El retrato es de ese último momento. Fidel se encuentra dormido sobre los bultos de ayuda que hay en la cama de un camión. Por los tonos de la imagen, se ve que el día anda muy nublado y que el aire se encuentra espeso por la humedad de las lluvias. Tal vez, al fotografiarlo, caía una ligera llovizna.
El caso es que él estaba ahí: tendido a todo lo largo, la ropa mojada y con la camisa del uniforme abierta, por donde se deja ver una camiseta blanca. La foto, en una primera mirada, transmite el cansancio del día.
Pero en el borde inferior, aparece el detalle: las botas de Fidel están llenas de fango. Las suelas apenas se perciben por el lodo, un barro oscuro y fuerte, que se ha pegado hasta en los mismos ojales de los cordones.
Ese estado lo dice todo. No hay necesidad de palabras. Y como es algo natural, salido de las entrañas del sacrificio y el corazón, no hay necesidad de poses. Desde la distancia del tiempo, esa foto se conecta con otra, aparecida en Facebook unas horas antes de la llegada del huracán, cuando se evacuaban a personas desde las zonas de peligro.

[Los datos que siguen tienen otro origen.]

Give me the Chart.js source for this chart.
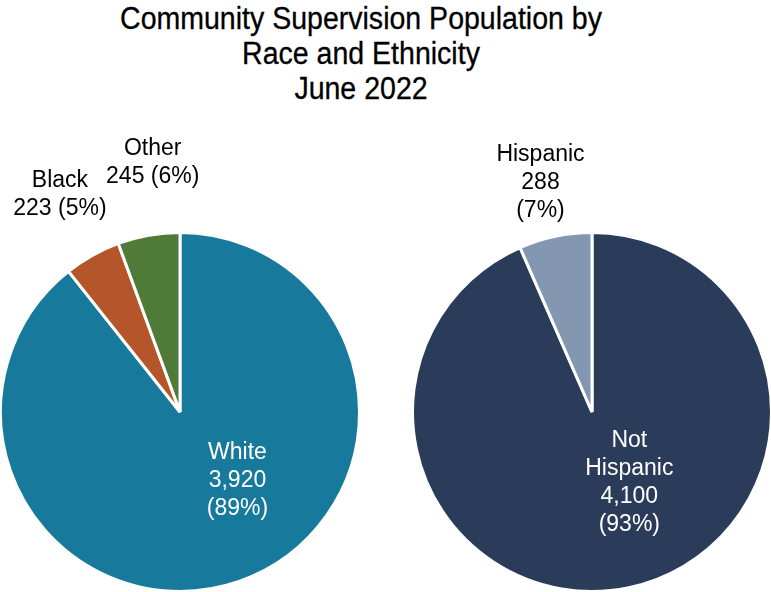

Es la de un joven policía con la gorra ladeada. Si se le quita el uniforme, es un muchacho corriente a quien vaya usted a saber qué tipo de música le gusta. El caso es que está ahí, en otro día nublado, rodeado de personas y con un ómnibus en el fondo.
Sin embargo, el centro de atención no es él sino lo que lleva entre los brazos. La gente se aparta y mira. Porque lo que se lleva no son riquezas, ni documentos, es a un anciano delgado, vestido con camiseta y pantalón. Es un anciano que va a salvar su vida a cambio de nada. Y en esa energía interior, en ese sentido del deber y de hacer el bien, se encuentra la fuerza que hoy desafía a los daños de Melissa. Esa fuerza se llama Cuba.